The first time I came to New York to visit the man who is now my husband, I was 20 and a senior in college. 


I walked into the lobby of the building and was greeted by a bearded man in a janitor uniform. Greeted is probably too strong a word for our exchange at that moment thirty years ago. But that was the first time that I stepped foot into what is now my home and the first time I met Sixto.


Sixto was one of the doormen in our building. Sixto didn’t talk a whole lot.  He kept his face formal and closed for the most part.


When my older son was two for some reason he developed a crush on Sixto in the inexplicable way that two year olds fall hard in love with someone or something.

One of my kids had a friend who at that stage fell in love with the letter W. I remember having a crush on dump trucks.  My son had a crush on Sixto.
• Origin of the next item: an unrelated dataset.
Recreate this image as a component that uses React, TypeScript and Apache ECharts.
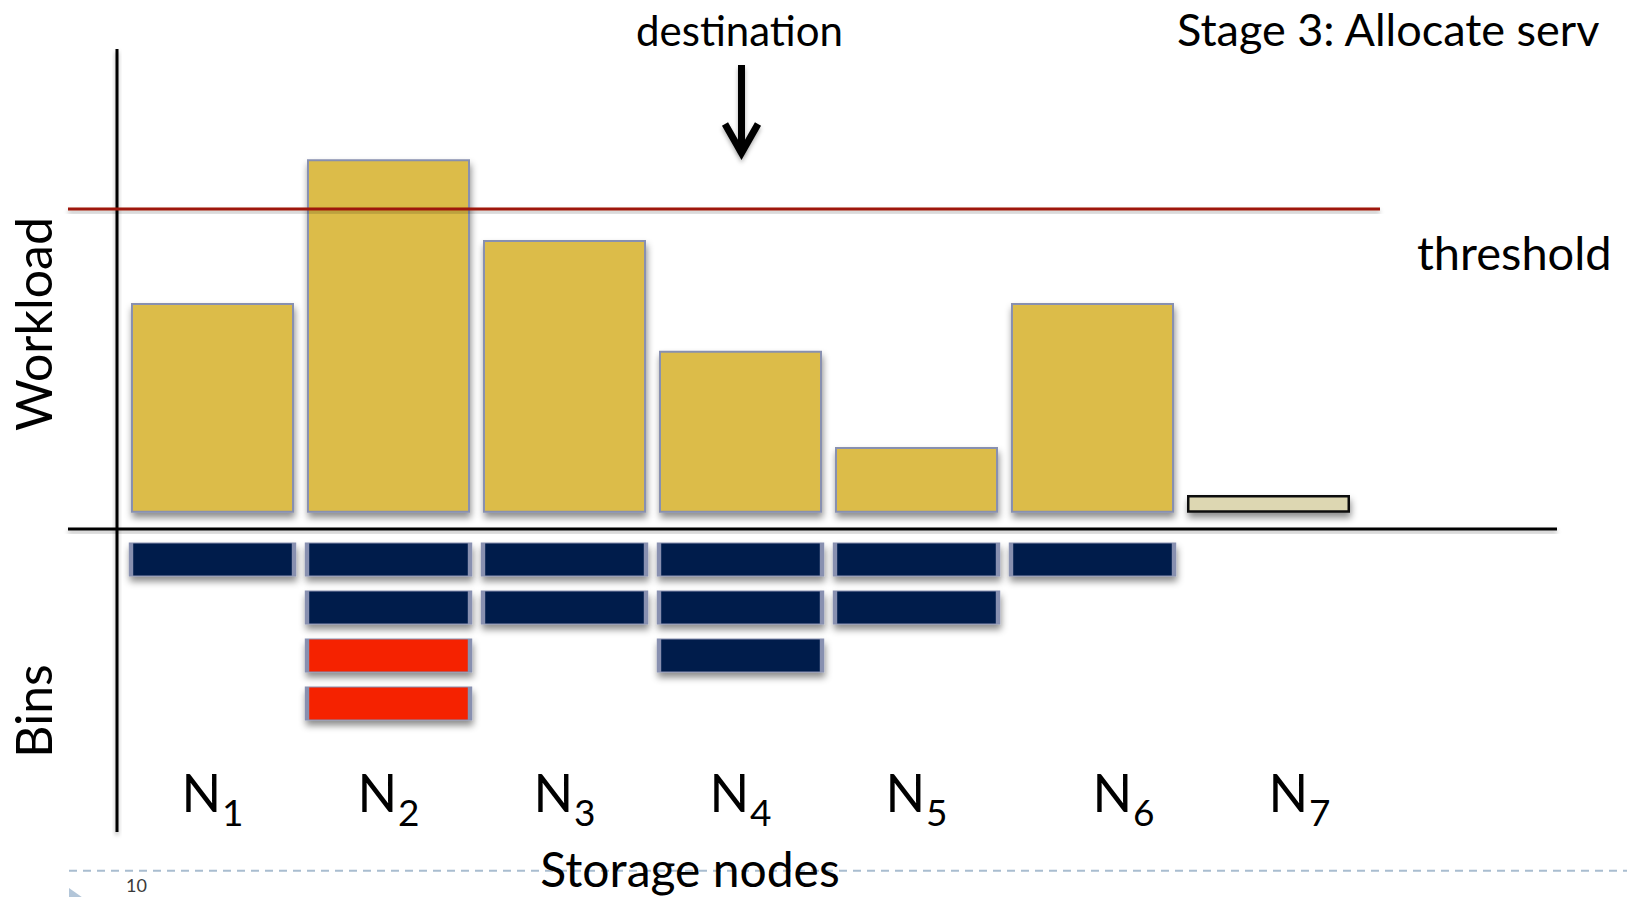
import React, { useEffect, useRef } from "react";
import * as echarts from "echarts";

// Storage nodes and their current workload (arbitrary units)
const NODES = ["N1", "N2", "N3", "N4", "N5", "N6", "N7"];
const WORKLOAD = [69, 116.4, 89.8, 53.3, 21.6, 69, 5.8];
const THRESHOLD = 100;
// newly allocated server, drawn in a pale colour
const NEW_NODE = "N7";
// number of bins held by each node: regular bins and bins to be moved
const NAVY_BINS = [1, 2, 2, 3, 2, 1, 0];
const RED_BINS = [0, 2, 0, 0, 0, 0, 0];

const FONT = "Lato, 'Open Sans', sans-serif";
const YELLOW = "#dcbc48";
const NAVY = "#001d4c";
const RED = "#f52300";
const BEIGE = "#ddd7b2";
const EDGE = "#8890b0";

const shadow = {
  shadowColor: "rgba(0,0,0,0.45)",
  shadowBlur: 7,
  shadowOffsetX: 1,
  shadowOffsetY: 5,
};

function binPoints(counts: number[], offsets: number[]) {
  const pts: number[][] = [];
  counts.forEach((c, i) => {
    for (let r = 0; r < c; r++) pts.push([i, offsets[i] + r + 0.5]);
  });
  return pts;
}

export default function App() {
  const ref = useRef<HTMLDivElement>(null);

  useEffect(() => {
    if (!ref.current) return;
    const chart = echarts.init(ref.current, null, { renderer: "svg" });

    const option: any = {
      animation: false,
      backgroundColor: "#ffffff",
      grid: [
        { left: 124.5, width: 1232, top: 148.2, height: 364.5 },
        { left: 124.5, width: 1232, top: 535.5, height: 216 },
      ],
      xAxis: [
        { gridIndex: 0, type: "category", data: NODES, show: false },
        {
          gridIndex: 1,
          type: "category",
          data: NODES,
          axisLine: { show: false },
          axisTick: { show: false },
          splitLine: { show: false },
          axisLabel: {
            margin: 14.5,
            interval: 0,
            formatter: (v: string) => {
              const pad = v === "N6" || v === "N7" ? "{pad| }" : "";
              return `${pad}{n|N}{s|${v.slice(1)}}`;
            },
            rich: {
              n: { fontSize: 52, fontFamily: FONT, color: "#000", lineHeight: 60, verticalAlign: "top" },
              s: { fontSize: 37, fontFamily: FONT, color: "#000", lineHeight: 40, padding: [27, 0, 0, 1], verticalAlign: "top" },
              pad: { width: 62, fontSize: 10, lineHeight: 10, verticalAlign: "top" },
            },
          },
        },
      ],
      yAxis: [
        { gridIndex: 0, type: "value", min: 0, max: 120, show: false },
        { gridIndex: 1, type: "value", min: 0, max: 4.5, inverse: true, show: false },
      ],
      series: [
        {
          type: "bar",
          xAxisIndex: 0,
          yAxisIndex: 0,
          barWidth: 163,
          data: WORKLOAD.map((w, i) =>
            NODES[i] === NEW_NODE
              ? { value: w, itemStyle: { color: BEIGE, borderColor: "#111", borderWidth: 2.5 } }
              : w
          ),
          itemStyle: { color: YELLOW, borderColor: EDGE, borderWidth: 2, ...shadow },
          emphasis: { disabled: true },
        },
        {
          type: "scatter",
          xAxisIndex: 1,
          yAxisIndex: 1,
          symbol: "rect",
          symbolSize: [163, 33],
          data: binPoints(NAVY_BINS, NAVY_BINS.map(() => 0)),
          itemStyle: { color: NAVY, borderColor: EDGE, borderWidth: 2, opacity: 1, ...shadow },
          emphasis: { disabled: true },
        },
        {
          type: "scatter",
          xAxisIndex: 1,
          yAxisIndex: 1,
          symbol: "rect",
          symbolSize: [163, 33],
          data: binPoints(RED_BINS, NAVY_BINS),
          itemStyle: { color: RED, borderColor: EDGE, borderWidth: 2, opacity: 1, ...shadow },
          emphasis: { disabled: true },
        },
      ],
    };
    chart.setOption(option);

    const yT = chart.convertToPixel({ yAxisIndex: 0 }, THRESHOLD) as number;
    // straight strokes are drawn as thin rects so their drop shadows render
    const lineShadow = { shadowColor: "rgba(0,0,0,0.3)", shadowBlur: 4, shadowOffsetY: 3 };

    const elements: any[] = [
      // slide footer rule and bullet
      {
        type: "line",
        shape: { x1: 69, y1: 870.7, x2: 1627, y2: 870.7 },
        style: { stroke: "#a9bdd0", lineWidth: 2, lineDash: [8, 6] },
      },
      {
        type: "polygon",
        shape: { points: [[69, 888], [69, 912], [86, 900]] },
        style: { fill: "#b3c6d9" },
      },
      {
        type: "text",
        x: 126,
        y: 876,
        style: { text: "10", fontSize: 18, fontFamily: FONT, fill: "#3a3a3a", align: "left", verticalAlign: "top" },
      },
      // axes
      {
        type: "rect",
        shape: { x: 115.5, y: 49, width: 3, height: 783 },
        style: { fill: "#000", ...lineShadow },
      },
      {
        type: "rect",
        shape: { x: 68, y: 527.5, width: 1489, height: 3 },
        style: { fill: "#000", ...lineShadow },
      },
      // threshold line, drawn over the bars
      {
        type: "rect",
        shape: { x: 68, y: yT - 1.5, width: 1312, height: 3 },
        style: { fill: "#9e1208", ...lineShadow },
      },
      // destination arrow
      {
        type: "rect",
        shape: { x: 738, y: 65, width: 7, height: 86 },
        style: { fill: "#000", ...lineShadow },
      },
      {
        type: "polyline",
        shape: { points: [[725, 124], [741.5, 153], [758, 124]] },
        style: { stroke: "#000", lineWidth: 7, lineJoin: "miter", fill: null, ...lineShadow },
      },
      // texts
      {
        type: "text",
        x: 739.5,
        y: 30,
        style: { text: "destination", fontSize: 42, fontFamily: FONT, fill: "#000", align: "center", verticalAlign: "middle" },
      },
      {
        type: "text",
        x: 1417,
        y: 252,
        style: { text: "threshold", fontSize: 47, fontFamily: FONT, fill: "#000", align: "left", verticalAlign: "middle" },
      },
      {
        type: "text",
        x: 1177,
        y: 6,
        style: { text: "Stage 3: Allocate serv", fontSize: 45, fontFamily: FONT, fill: "#000", align: "left", verticalAlign: "top" },
      },
      {
        type: "text",
        x: 690,
        y: 868,
        style: { text: "Storage nodes", fontSize: 48, fontFamily: FONT, fill: "#000", align: "center", verticalAlign: "middle" },
      },
      {
        type: "text",
        x: 33,
        y: 324,
        rotation: Math.PI / 2,
        style: { text: "Workload", fontSize: 50, fontFamily: FONT, fill: "#000", align: "center", verticalAlign: "middle" },
      },
      {
        type: "text",
        x: 33,
        y: 711,
        rotation: Math.PI / 2,
        style: { text: "Bins", fontSize: 50, fontFamily: FONT, fill: "#000", align: "center", verticalAlign: "middle" },
      },
    ];

    chart.setOption({ graphic: { elements: elements.map((e) => ({ ...e, z: 100 })) } });

    return () => chart.dispose();
  }, []);

  return (
    <div
      ref={ref}
      style={{ position: "fixed", left: 0, top: 0, width: 1627, height: 897, background: "#fff" }}
    />
  );
}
Each time we would leave the building he would yell out his name. Think of a teeny bopper calling out, “Elvis!” to get a sense of what that moment of crush was like, and then he would grab Sixto around the knees and give him a big hug.
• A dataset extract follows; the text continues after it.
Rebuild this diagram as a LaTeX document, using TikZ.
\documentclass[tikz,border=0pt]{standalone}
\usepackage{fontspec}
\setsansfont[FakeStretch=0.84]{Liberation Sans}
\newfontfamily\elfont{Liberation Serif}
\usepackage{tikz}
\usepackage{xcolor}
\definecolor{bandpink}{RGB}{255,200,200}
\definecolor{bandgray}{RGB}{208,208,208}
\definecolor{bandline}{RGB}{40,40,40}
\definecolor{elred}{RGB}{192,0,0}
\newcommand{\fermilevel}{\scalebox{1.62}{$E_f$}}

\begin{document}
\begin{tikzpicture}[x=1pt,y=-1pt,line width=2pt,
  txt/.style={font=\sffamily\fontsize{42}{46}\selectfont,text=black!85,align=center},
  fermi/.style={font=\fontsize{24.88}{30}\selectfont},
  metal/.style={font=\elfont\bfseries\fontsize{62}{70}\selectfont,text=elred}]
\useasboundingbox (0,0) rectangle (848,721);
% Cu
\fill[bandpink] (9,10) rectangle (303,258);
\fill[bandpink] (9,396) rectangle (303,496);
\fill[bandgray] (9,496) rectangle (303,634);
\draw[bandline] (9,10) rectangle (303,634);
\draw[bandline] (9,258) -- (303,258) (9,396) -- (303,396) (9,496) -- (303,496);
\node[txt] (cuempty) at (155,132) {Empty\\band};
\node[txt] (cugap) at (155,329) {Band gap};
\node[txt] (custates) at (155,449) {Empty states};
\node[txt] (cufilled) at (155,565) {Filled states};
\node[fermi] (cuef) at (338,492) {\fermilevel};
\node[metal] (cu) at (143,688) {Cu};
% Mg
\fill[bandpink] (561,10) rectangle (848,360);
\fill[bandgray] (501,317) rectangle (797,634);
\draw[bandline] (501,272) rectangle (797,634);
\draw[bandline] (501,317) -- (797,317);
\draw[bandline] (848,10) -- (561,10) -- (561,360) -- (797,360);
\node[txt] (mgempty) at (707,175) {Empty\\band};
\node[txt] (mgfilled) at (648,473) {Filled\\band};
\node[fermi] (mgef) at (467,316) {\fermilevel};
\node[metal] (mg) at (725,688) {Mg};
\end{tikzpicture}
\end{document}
Sixto’s public formal face cracked under the weight of two year old love. From then on Sixto used to give me a big grin when he opened the door for us.  My husband still got the formal face.



When we were sitting Shiva for my mother in law several of our visitors told us that Sixto  told them how fond he was of my husband, what a nice man he thought my husband was. We had no idea that Sixto felt that way about my husband.



Sixto began working in our building when he was 16, as a porter. At some point he was promoted to the job of doorman. At first the job was still partially janitorial. As our neighborhood gentrified so did the job of doorman. Son after the building went coop the building staff got traditional doorman uniforms complete with braid and peaked hats.

Sixto’s brother worked here until a few years ago when he became too ill to work. His son has been on staff for the last ten years or so.



What I didn’t understand when I first walked into the building thirty years ago is that the staff, particularly if they are long time workers in the building slowly become part of your family. A doorman may be the person who sees your kids doing something stupid on the street and tell them to stop. A doorman will know how your life has changed over the decades . A doorman watches over you in ways subtle and not so subtle.


Nine months ago Sixto was diagnosed with pancreatic cancer.  Last weekend he went home to Puerto Rico  for a long planned last trip home with his family. Sunday he died surrounded by his family .


I took this photo when my son was in Israel. For his birthday I asked  people to pose with the birthday sign and I emailed all of the photos to my son.  When I asked Sixto to pose first he told me how fond he was of my son. He talked about how close he feels to all of the kids in the building, how he treasures watching them grow up, how he feels that all of the kids are in some part his own children.


I had no idea that there was so much emotion behind Sixto’s formal face. Tomorrow we bury Sixto.


  1. Oh Sarah, I am so sorry for your family's, his family's, and the neighborhood's loss!

  2. Ah Sarah - what a nice story and I'm so glad that Sixto was able to be with his family at the last.
    Martha Ann

  3. Oh Sarah, I'm so sorry for your loss. What a touching tribute to this man who was so much a part of your lives.

  4. this is a beautiful post Thank you.